The required output is the block of lines from the line with "Clone this chart in matplotlib." to the line with "0.236, 0.178, 0.155]", endpoints included and pictures omitted.

>> Begin Exercise inputs

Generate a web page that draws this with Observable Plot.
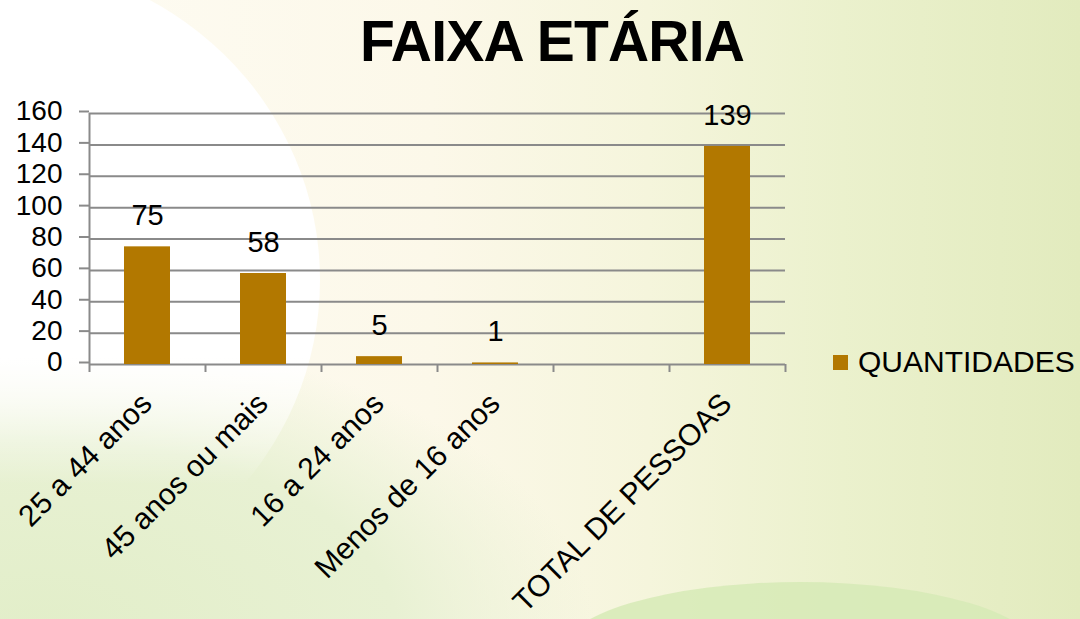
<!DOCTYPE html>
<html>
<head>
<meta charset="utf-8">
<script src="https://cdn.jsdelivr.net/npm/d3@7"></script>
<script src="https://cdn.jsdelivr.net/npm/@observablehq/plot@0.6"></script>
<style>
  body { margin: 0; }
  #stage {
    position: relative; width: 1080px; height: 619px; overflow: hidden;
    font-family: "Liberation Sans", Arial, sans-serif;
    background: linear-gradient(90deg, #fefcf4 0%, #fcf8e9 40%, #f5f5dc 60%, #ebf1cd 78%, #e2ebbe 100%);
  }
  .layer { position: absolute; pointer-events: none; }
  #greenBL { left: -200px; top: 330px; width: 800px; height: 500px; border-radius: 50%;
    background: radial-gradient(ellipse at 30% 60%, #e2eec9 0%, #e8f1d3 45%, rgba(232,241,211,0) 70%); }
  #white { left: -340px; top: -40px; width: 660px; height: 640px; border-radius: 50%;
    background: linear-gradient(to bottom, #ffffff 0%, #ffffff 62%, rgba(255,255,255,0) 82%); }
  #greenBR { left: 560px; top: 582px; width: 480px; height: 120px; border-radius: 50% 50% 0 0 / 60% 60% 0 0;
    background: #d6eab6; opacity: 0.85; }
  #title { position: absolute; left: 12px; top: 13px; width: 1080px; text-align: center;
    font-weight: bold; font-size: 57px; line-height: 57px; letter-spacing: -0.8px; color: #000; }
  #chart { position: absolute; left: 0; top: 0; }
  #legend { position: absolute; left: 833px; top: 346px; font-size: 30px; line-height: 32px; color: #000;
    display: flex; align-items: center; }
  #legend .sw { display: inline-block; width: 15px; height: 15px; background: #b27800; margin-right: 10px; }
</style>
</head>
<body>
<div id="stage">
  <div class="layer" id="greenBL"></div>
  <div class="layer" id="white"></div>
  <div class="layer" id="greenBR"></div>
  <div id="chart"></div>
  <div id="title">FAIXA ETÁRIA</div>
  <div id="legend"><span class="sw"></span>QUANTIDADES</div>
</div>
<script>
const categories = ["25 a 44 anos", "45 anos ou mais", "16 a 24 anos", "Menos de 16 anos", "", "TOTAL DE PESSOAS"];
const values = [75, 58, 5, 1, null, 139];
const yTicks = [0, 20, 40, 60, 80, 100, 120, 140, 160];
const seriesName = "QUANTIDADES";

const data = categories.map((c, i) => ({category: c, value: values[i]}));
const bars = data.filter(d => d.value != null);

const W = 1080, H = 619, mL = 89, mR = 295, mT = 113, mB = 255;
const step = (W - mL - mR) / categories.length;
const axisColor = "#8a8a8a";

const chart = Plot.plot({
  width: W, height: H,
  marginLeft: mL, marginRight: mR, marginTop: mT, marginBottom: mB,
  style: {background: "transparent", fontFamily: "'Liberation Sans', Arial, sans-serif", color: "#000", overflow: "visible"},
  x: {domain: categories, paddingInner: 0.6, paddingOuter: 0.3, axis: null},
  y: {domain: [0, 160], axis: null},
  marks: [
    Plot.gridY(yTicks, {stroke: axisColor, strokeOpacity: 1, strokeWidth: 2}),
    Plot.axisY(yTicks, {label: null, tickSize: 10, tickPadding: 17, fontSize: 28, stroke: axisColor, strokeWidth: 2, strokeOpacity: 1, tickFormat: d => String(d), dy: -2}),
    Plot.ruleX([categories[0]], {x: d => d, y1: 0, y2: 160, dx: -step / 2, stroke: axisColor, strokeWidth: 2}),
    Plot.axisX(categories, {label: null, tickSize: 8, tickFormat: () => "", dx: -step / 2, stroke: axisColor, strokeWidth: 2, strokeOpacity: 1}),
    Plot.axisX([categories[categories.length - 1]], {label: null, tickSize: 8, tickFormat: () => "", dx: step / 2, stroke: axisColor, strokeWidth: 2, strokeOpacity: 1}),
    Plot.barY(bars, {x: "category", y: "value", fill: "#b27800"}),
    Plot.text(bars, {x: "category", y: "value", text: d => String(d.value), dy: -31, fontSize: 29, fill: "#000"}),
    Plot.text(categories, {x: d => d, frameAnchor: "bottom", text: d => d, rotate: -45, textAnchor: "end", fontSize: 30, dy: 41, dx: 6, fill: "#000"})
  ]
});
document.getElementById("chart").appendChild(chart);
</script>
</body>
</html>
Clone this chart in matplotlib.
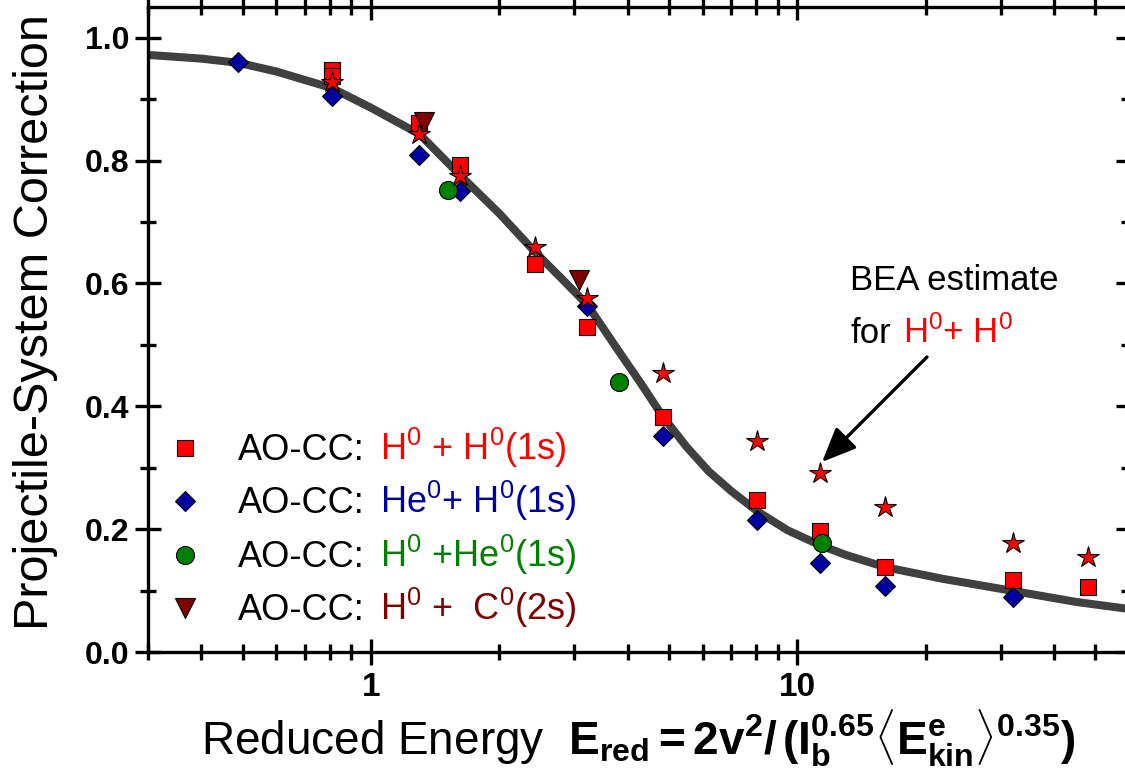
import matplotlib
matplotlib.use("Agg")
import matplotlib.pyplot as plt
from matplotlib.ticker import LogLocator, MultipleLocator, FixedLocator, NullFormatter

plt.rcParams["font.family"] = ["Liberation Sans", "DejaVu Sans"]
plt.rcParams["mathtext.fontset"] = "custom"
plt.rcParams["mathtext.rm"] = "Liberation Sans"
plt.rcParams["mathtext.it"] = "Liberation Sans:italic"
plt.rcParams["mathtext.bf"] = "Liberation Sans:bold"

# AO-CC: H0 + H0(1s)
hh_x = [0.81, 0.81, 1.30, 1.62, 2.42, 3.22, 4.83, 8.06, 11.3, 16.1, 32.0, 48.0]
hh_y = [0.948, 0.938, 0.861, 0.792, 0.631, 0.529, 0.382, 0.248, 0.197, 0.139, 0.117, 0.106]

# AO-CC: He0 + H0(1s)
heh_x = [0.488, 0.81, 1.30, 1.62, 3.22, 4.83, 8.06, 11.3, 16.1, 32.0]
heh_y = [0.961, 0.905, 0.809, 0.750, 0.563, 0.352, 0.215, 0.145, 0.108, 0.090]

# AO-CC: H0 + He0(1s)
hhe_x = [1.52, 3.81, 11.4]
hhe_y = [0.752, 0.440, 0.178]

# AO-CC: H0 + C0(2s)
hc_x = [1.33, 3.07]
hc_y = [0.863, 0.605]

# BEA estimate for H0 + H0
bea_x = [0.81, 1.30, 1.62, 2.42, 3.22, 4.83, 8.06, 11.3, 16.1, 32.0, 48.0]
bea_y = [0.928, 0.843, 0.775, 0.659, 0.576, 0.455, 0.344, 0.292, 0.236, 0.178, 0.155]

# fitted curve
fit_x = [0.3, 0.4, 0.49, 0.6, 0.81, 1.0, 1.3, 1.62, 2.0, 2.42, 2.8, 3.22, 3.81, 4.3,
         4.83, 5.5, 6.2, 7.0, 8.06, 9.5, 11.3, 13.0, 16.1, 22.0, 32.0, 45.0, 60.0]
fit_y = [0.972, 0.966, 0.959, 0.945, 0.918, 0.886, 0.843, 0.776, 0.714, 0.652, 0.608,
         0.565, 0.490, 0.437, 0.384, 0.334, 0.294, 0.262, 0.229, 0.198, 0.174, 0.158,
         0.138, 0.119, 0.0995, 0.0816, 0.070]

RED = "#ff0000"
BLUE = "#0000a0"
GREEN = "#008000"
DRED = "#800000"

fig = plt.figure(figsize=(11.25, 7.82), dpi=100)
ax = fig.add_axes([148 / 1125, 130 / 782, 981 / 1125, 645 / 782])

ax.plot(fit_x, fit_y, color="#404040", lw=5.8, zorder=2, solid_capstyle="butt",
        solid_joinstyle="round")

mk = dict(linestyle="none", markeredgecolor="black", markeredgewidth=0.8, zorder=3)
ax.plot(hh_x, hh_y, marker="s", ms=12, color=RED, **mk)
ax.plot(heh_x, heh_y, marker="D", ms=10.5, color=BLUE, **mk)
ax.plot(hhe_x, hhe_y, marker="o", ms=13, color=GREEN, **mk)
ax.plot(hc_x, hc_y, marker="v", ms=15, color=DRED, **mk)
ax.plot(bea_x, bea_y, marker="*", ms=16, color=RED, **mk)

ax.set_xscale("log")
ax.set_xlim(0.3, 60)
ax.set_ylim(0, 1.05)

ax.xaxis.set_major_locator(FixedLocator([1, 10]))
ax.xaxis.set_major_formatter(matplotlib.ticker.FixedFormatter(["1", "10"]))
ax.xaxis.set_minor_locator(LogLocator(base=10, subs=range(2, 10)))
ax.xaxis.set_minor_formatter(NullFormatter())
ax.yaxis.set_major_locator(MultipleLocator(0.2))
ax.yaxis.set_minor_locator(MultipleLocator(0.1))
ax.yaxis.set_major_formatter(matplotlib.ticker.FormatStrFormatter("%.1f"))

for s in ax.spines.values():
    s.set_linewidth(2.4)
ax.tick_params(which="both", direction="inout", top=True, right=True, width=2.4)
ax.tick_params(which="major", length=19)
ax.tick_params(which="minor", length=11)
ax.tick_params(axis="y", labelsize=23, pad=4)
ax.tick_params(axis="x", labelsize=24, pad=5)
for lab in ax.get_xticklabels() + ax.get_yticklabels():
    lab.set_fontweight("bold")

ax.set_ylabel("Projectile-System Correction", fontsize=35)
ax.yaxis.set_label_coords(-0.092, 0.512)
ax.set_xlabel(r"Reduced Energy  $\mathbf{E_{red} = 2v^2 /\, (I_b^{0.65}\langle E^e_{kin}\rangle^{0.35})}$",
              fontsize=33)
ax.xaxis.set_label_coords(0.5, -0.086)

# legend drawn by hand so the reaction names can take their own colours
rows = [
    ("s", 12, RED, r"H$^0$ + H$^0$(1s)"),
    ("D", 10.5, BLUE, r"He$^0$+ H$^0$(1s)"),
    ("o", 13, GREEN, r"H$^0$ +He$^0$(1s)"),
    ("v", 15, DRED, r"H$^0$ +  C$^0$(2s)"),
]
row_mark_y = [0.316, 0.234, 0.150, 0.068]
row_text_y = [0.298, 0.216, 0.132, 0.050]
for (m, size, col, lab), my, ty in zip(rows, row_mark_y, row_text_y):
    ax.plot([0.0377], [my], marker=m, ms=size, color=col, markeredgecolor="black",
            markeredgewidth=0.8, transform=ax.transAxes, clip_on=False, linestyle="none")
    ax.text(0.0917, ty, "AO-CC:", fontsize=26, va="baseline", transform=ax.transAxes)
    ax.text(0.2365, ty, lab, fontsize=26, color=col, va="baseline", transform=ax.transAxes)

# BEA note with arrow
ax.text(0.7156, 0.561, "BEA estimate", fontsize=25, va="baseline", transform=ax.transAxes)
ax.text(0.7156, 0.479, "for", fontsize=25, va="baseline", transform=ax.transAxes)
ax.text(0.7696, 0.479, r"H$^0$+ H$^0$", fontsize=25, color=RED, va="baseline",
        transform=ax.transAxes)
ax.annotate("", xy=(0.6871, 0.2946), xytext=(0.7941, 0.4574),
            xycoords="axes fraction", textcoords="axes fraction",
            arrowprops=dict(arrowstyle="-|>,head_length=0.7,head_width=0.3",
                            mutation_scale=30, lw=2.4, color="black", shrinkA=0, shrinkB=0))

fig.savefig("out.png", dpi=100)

>> End Exercise inputs

### Response to this task
Clone this chart in matplotlib.
import matplotlib
matplotlib.use("Agg")
import matplotlib.pyplot as plt
from matplotlib.ticker import LogLocator, MultipleLocator, FixedLocator, NullFormatter

plt.rcParams["font.family"] = ["Liberation Sans", "DejaVu Sans"]
plt.rcParams["mathtext.fontset"] = "custom"
plt.rcParams["mathtext.rm"] = "Liberation Sans"
plt.rcParams["mathtext.it"] = "Liberation Sans:italic"
plt.rcParams["mathtext.bf"] = "Liberation Sans:bold"

# AO-CC: H0 + H0(1s)
hh_x = [0.81, 0.81, 1.30, 1.62, 2.42, 3.22, 4.83, 8.06, 11.3, 16.1, 32.0, 48.0]
hh_y = [0.948, 0.938, 0.861, 0.792, 0.631, 0.529, 0.382, 0.248, 0.197, 0.139, 0.117, 0.106]

# AO-CC: He0 + H0(1s)
heh_x = [0.488, 0.81, 1.30, 1.62, 3.22, 4.83, 8.06, 11.3, 16.1, 32.0]
heh_y = [0.961, 0.905, 0.809, 0.750, 0.563, 0.352, 0.215, 0.145, 0.108, 0.090]

# AO-CC: H0 + He0(1s)
hhe_x = [1.52, 3.81, 11.4]
hhe_y = [0.752, 0.440, 0.178]

# AO-CC: H0 + C0(2s)
hc_x = [1.33, 3.07]
hc_y = [0.863, 0.605]

# BEA estimate for H0 + H0
bea_x = [0.81, 1.30, 1.62, 2.42, 3.22, 4.83, 8.06, 11.3, 16.1, 32.0, 48.0]
bea_y = [0.928, 0.843, 0.775, 0.659, 0.576, 0.455, 0.344, 0.292, 0.236, 0.178, 0.155]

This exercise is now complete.